Limitation: Loss of accuracy over memories because the memory itself has been gone over too many times causing the memory to have a great possibility of being altered.


http://lhernandez13.wordpress.com/2010/10/18/53/


Flashbulb Memory- Brown & Kulik (1977)

In the study---Brown & Kulik (1977), redefined the way many viewed flashbulb memories.

The aim of the study was the investigate whether dramatic or personally significant events can cause "flashbulb" memories.

Procedure: They asked 40 white & 40 black Americans whether they recalled vivid memories of hearing of major events, such as, the assassinations of John F. Kennedy, Malcolm "X", Martin Luther King, and the day of Princess Diana's death. They tested their hypothesis by comparing non-consequential events against consequential events.

Findings: FB memory is more likely to be remembered for unexpected or shocking event, also personally relevant events.

Conclusion: Events that we place under dramatic or influential cause us stronger held memory of the event.

Limitation: Data is collected through a questionnaire, so accuracy is doubted.

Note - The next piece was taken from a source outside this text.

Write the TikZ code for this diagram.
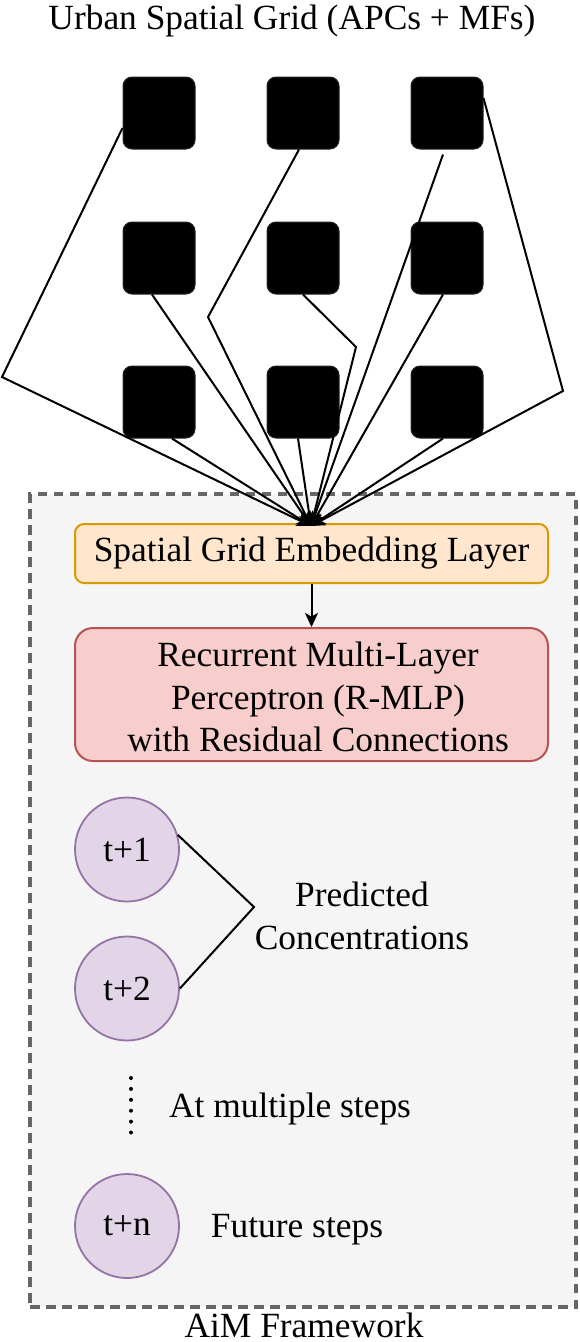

http://www.psychologistworld.com/memory/flashbulb.php

http://www.coursework.info/University/Biological_Sciences/Psychology/Psychometrics/Brown_and_Kulik_and_Flashbulb_Memories_L9731.html

Saturday, December 3, 2011

PTSD

PTSD Is Post Traumatic Stress Disorder, it's an actual disease or illness that affects the victim of this disorder mentally, physically, and emotionally. It is classified under Anxiety Disorders, though Anxiety is most definitely not all it comes with. The people with this disorder live daily differently then us, trying to avoid thoughts and feelings of the trauma that had once caused their suffering now. They tend to avoid place, people, or things that remind them of any of their traumatic experiences, and they are sensitive to things that to other people are normal but to them are treacherous. 
The symptoms of a sufferer include:
substance abuse ( to help take their mind off of the trauma)
a smaller hippocampus
have trouble keeping their realitionships
loneliness
panic- anxiety
emotional problems mostly in general,
sleep deprivation, etc.
The causes of PTSD are :
Any type of trauma
usually life-threatening, or witnessing a severe accident or severe "torture" to another human, being the victim of torture or kidnapping, sexual assaults, rape, murder, exposure to war combat, forms of abuse, etc.


Memory and Emotion greatly relate to PTSD, it is the cause of PTSD. If you wouldn't have had the memory of this traumatic experience then you would not think or care about it. If you didn't have emotion, the memory would mean nothing to you, you wouldn't dwell on it. It would fade away with time, and soon you would forget it ever happened.